Please print exactly the lines below, from the start of the material up to and including the line with "import * as", but none of the pictures.

╭─ Data shown

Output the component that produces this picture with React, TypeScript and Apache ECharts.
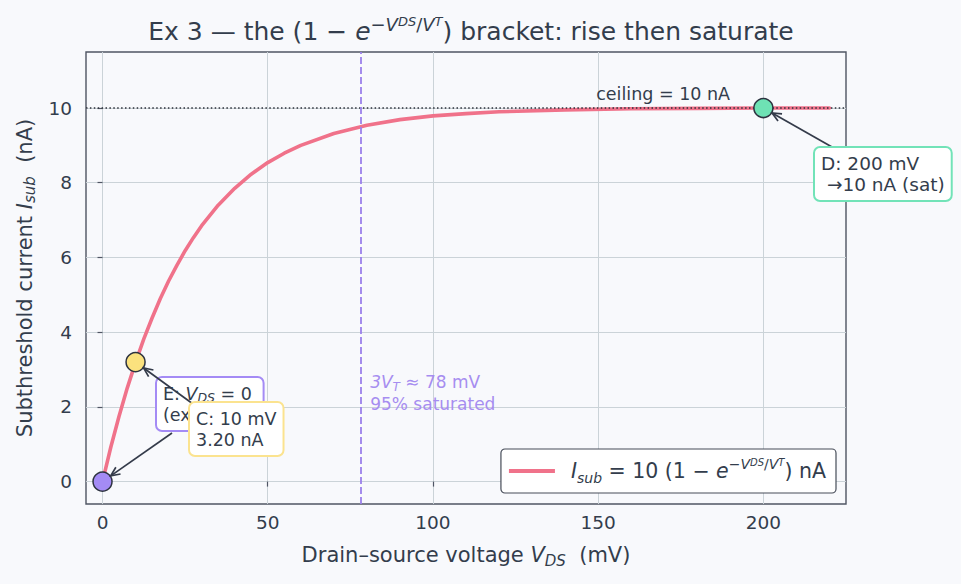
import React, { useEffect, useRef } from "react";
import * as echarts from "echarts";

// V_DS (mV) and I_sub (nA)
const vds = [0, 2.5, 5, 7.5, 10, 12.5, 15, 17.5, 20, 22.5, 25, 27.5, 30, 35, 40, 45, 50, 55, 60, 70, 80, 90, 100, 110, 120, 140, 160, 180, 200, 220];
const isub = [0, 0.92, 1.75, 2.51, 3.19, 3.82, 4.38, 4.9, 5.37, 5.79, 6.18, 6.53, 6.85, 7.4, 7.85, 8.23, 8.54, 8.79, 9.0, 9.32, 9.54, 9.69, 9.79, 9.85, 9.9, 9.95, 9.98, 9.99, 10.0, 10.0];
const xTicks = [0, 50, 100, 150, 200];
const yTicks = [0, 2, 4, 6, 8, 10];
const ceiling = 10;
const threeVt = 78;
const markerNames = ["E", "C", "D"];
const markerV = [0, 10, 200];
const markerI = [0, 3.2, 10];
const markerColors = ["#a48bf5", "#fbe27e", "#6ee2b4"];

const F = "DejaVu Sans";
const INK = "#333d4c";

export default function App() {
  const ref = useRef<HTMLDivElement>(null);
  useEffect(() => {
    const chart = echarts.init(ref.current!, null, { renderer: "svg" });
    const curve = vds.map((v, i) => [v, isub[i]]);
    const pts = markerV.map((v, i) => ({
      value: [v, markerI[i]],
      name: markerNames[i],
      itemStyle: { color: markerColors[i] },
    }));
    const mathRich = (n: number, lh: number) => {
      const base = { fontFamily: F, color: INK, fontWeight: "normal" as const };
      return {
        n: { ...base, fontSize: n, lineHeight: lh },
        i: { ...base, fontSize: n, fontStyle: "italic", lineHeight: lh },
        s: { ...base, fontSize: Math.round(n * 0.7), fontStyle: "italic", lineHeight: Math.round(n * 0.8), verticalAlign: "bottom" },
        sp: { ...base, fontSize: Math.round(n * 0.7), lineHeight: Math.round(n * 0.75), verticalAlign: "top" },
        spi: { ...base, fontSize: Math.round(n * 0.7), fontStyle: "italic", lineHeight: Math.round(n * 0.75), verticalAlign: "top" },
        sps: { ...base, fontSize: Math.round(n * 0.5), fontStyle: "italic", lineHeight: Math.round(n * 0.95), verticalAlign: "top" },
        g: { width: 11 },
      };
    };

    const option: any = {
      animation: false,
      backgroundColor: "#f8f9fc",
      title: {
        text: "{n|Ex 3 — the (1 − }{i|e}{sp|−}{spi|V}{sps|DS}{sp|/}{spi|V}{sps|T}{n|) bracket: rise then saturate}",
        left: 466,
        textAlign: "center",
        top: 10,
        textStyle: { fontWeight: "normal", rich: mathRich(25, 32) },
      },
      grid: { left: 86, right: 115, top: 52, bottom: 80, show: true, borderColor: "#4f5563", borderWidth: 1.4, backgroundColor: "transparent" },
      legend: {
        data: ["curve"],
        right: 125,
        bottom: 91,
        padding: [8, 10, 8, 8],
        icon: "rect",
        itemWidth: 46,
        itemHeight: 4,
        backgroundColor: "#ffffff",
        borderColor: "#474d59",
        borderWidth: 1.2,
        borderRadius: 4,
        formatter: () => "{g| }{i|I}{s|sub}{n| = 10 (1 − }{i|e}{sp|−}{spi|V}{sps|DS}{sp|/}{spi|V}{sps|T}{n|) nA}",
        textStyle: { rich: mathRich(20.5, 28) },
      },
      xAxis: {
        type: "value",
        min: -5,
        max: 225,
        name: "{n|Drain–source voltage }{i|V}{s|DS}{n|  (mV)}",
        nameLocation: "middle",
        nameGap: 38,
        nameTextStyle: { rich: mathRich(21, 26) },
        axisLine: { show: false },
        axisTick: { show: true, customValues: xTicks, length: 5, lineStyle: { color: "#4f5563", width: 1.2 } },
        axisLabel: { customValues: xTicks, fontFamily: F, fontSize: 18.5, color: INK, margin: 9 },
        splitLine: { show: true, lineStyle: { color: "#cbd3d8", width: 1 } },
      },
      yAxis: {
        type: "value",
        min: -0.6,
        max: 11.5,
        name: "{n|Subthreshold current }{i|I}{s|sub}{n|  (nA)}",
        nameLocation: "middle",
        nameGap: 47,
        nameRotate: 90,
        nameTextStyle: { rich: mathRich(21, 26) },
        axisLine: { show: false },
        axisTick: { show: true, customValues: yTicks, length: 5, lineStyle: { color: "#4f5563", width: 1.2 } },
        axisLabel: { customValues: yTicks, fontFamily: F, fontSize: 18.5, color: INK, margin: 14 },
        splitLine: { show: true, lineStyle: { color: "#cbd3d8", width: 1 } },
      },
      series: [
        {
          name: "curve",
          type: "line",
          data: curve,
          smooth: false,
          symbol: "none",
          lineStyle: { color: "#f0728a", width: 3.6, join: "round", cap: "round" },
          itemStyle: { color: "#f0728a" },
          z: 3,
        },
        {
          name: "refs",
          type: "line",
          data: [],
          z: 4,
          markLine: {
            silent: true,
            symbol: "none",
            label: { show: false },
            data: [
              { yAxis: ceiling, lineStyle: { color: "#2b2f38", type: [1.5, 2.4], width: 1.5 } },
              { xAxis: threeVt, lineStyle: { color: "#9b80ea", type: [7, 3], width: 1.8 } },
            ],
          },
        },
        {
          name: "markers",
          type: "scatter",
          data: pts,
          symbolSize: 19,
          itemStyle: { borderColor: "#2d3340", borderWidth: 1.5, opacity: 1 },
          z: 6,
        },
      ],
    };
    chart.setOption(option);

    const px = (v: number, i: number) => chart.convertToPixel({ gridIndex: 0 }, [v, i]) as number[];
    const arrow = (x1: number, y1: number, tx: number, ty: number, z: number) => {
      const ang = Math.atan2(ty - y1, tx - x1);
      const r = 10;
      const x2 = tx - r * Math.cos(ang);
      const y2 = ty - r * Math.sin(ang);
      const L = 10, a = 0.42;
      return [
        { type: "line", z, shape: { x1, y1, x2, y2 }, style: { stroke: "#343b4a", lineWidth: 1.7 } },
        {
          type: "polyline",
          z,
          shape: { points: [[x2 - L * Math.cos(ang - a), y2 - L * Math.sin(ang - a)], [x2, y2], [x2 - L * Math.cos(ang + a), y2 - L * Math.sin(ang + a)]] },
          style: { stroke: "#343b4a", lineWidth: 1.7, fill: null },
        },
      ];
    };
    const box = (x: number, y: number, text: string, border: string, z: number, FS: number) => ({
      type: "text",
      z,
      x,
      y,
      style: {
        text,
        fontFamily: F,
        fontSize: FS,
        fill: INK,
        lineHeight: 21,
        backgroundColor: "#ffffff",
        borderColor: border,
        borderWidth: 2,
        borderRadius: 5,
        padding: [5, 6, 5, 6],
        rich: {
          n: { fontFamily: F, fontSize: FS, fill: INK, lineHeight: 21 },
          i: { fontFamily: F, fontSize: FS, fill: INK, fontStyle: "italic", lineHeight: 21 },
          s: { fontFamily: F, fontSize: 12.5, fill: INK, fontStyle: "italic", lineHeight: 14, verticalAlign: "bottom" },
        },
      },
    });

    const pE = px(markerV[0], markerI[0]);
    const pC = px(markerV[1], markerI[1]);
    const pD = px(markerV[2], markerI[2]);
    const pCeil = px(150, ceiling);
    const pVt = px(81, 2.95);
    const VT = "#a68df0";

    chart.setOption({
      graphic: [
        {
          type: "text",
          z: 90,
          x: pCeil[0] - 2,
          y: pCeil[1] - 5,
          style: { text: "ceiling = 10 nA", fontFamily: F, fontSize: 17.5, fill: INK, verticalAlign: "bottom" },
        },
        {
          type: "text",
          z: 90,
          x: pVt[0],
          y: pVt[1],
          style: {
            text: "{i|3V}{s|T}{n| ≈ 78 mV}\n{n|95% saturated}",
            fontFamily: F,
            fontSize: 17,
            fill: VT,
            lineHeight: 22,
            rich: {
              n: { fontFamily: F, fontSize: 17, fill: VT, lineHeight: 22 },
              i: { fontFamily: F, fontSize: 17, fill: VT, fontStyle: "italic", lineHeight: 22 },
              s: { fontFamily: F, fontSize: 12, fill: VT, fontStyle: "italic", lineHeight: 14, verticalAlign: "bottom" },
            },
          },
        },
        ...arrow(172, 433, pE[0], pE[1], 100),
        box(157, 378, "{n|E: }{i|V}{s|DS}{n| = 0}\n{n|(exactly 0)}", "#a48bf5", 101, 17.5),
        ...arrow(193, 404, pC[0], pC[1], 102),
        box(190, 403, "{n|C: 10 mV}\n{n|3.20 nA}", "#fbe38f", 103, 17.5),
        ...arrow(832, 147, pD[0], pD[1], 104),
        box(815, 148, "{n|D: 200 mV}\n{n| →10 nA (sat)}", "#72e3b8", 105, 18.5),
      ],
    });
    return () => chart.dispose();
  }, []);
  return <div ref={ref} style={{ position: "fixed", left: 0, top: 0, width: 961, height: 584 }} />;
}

╰─

◆ Output for this exercise:
Output the component that produces this picture with React, TypeScript and Apache ECharts.
import React, { useEffect, useRef } from "react";
import * as echarts from "echarts";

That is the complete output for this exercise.